## Written exercise
Every line that contains the word "this" should be copied.

## Charts and diagrams as code

====================

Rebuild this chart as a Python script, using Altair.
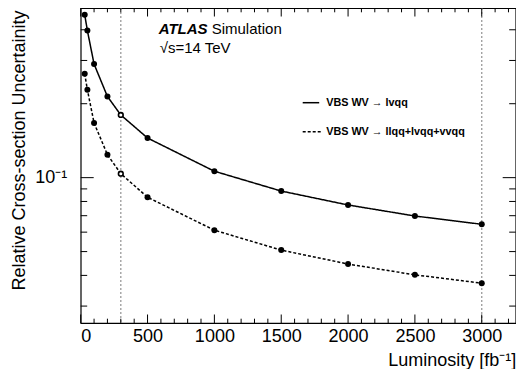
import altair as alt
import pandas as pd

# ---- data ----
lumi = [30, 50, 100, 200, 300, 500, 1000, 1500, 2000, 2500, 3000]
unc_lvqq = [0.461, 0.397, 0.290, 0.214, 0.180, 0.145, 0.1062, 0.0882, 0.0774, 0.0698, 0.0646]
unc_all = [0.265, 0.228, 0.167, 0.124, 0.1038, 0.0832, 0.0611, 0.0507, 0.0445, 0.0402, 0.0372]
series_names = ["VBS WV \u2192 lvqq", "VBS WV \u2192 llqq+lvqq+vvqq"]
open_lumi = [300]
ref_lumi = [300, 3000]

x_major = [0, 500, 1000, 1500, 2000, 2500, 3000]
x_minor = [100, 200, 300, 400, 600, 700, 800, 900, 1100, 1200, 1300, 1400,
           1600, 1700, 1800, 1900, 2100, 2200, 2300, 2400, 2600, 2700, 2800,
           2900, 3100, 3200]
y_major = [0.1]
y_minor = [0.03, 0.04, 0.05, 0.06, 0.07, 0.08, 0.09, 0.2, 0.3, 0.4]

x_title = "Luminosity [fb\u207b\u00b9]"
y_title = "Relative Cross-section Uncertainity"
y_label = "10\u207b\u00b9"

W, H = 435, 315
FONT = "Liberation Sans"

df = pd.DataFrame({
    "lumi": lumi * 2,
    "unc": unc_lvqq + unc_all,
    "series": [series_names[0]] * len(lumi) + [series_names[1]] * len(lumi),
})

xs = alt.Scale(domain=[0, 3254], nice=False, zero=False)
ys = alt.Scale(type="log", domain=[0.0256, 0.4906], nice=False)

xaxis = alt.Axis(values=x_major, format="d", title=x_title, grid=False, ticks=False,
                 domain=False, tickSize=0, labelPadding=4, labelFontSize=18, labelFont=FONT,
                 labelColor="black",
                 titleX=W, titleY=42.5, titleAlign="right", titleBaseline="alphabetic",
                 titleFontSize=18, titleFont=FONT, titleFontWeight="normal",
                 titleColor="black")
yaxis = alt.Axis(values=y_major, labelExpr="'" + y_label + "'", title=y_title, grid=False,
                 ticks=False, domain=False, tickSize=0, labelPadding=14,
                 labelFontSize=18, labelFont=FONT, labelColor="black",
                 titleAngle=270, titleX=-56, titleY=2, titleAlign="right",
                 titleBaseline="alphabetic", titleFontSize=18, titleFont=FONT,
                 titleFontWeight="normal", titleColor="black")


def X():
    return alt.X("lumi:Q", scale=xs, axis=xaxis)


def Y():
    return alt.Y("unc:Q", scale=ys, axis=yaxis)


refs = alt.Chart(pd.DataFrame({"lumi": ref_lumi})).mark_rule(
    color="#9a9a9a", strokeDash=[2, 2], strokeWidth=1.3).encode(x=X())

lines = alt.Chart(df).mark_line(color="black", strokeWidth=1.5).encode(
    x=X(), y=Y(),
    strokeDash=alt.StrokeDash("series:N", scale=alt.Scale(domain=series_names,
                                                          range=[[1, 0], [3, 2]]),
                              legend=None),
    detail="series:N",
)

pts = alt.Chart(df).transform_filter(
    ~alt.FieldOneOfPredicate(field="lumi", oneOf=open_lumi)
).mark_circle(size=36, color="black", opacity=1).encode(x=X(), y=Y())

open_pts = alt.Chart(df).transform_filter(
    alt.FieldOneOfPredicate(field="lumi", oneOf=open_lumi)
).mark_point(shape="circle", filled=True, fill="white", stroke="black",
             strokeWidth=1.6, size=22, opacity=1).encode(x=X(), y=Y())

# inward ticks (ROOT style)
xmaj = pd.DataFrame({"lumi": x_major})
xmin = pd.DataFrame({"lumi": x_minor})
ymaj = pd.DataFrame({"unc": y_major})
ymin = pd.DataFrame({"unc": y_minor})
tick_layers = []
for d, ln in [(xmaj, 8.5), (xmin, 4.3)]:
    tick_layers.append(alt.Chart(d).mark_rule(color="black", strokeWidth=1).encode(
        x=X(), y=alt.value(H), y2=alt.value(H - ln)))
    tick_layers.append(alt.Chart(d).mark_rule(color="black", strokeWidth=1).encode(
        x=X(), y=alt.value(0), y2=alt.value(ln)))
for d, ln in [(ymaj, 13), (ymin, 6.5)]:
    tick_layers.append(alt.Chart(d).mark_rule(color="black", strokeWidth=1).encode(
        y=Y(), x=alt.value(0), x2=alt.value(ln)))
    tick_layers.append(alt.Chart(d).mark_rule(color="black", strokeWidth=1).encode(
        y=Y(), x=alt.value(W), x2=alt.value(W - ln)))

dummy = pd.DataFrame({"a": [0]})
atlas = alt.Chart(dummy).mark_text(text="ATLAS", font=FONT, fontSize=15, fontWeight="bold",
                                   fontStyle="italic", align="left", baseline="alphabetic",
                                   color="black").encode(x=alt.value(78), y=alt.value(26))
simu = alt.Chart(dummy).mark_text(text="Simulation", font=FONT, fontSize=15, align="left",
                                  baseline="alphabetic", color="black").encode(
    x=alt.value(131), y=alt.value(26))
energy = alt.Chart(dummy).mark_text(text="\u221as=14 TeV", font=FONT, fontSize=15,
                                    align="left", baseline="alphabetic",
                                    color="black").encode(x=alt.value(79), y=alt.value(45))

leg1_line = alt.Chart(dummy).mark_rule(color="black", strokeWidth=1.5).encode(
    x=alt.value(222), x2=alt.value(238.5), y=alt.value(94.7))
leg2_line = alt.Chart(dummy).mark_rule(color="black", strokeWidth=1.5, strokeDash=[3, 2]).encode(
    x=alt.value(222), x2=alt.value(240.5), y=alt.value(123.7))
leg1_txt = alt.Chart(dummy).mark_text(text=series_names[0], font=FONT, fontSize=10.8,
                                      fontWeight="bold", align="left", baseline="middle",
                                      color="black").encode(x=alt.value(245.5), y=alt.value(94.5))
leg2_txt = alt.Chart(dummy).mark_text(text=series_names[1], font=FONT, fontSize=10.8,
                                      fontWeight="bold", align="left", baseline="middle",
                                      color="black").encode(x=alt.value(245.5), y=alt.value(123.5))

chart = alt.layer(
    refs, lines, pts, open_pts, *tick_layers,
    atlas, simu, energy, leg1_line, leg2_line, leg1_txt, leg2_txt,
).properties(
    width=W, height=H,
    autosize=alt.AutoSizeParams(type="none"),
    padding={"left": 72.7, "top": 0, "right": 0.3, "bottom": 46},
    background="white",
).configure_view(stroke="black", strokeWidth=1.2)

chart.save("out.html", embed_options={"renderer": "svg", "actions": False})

====================

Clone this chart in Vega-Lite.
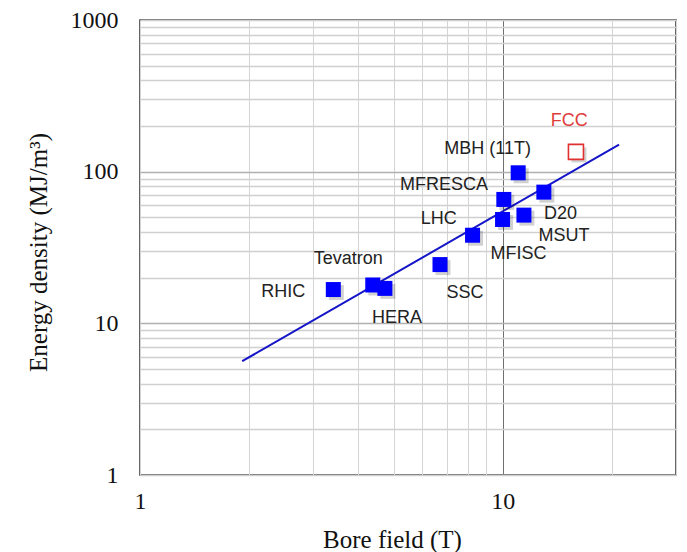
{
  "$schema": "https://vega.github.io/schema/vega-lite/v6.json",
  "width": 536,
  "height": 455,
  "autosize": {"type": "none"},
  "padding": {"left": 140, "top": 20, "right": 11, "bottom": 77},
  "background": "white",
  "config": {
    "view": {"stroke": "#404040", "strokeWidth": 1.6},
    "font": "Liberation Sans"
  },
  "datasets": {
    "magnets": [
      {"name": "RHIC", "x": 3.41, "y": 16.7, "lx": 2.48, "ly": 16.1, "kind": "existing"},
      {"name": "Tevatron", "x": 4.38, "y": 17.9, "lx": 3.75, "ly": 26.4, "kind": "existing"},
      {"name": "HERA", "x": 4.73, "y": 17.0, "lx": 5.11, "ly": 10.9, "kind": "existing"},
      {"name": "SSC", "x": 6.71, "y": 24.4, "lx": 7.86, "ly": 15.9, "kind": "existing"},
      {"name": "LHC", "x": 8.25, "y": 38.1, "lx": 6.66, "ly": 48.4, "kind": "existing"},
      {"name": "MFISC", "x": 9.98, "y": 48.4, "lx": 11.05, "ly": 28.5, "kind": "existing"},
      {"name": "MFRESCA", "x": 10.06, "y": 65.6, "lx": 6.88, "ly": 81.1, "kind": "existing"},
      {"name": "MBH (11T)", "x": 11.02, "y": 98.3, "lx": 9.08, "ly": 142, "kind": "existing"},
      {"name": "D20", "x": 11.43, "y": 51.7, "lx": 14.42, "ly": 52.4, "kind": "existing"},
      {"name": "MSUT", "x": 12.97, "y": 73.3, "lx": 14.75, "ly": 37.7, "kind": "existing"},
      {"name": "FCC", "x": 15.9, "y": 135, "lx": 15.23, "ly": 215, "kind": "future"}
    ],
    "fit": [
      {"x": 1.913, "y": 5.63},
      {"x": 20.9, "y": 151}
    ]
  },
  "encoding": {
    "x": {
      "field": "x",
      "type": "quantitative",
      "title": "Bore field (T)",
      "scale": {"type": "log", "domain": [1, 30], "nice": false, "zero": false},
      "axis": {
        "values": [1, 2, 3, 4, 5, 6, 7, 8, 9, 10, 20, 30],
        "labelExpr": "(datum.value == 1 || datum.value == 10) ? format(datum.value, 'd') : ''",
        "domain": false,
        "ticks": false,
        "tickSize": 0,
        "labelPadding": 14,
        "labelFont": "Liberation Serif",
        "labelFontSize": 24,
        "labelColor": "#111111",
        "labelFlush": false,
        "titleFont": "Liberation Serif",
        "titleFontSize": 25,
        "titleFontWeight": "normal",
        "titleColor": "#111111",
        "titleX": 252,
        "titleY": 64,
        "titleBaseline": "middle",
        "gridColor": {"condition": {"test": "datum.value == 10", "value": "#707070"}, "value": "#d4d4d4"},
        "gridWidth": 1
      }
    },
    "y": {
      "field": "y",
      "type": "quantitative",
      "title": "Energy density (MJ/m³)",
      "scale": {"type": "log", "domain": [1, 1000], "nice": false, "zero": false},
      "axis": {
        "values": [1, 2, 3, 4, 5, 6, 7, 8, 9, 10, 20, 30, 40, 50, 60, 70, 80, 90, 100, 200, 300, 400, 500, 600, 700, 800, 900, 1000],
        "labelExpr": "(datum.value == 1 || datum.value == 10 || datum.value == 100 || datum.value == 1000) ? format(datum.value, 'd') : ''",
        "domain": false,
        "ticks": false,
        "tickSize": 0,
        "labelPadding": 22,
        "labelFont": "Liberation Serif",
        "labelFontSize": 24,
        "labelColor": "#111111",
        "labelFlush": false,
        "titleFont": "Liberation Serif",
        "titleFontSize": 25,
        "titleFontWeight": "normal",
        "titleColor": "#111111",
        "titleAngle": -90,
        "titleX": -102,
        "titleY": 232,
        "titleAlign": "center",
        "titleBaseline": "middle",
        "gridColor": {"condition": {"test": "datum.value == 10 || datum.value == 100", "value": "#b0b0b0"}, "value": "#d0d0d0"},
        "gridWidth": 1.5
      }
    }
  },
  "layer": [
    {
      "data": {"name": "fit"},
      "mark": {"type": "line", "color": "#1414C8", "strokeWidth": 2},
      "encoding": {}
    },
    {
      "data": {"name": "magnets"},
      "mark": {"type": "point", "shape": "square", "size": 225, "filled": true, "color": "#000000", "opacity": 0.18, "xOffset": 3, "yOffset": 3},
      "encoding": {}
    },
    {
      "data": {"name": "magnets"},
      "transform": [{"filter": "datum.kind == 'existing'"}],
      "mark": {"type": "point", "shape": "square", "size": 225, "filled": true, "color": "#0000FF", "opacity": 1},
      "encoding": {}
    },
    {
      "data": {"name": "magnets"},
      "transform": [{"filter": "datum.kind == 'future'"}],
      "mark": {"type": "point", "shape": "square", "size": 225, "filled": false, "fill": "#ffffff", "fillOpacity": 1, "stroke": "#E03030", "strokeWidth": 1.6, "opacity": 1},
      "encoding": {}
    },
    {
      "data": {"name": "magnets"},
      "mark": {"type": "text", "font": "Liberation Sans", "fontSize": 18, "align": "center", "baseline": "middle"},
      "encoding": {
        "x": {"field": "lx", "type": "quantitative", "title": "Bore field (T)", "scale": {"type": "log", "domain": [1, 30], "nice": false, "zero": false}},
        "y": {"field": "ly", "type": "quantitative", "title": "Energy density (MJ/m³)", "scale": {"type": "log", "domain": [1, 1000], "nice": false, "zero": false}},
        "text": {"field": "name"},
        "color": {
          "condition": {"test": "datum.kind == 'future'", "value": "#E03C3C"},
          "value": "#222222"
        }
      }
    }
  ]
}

====================

## Finished task
Rebuild this chart as a Python script, using Altair.
Clone this chart in Vega-Lite.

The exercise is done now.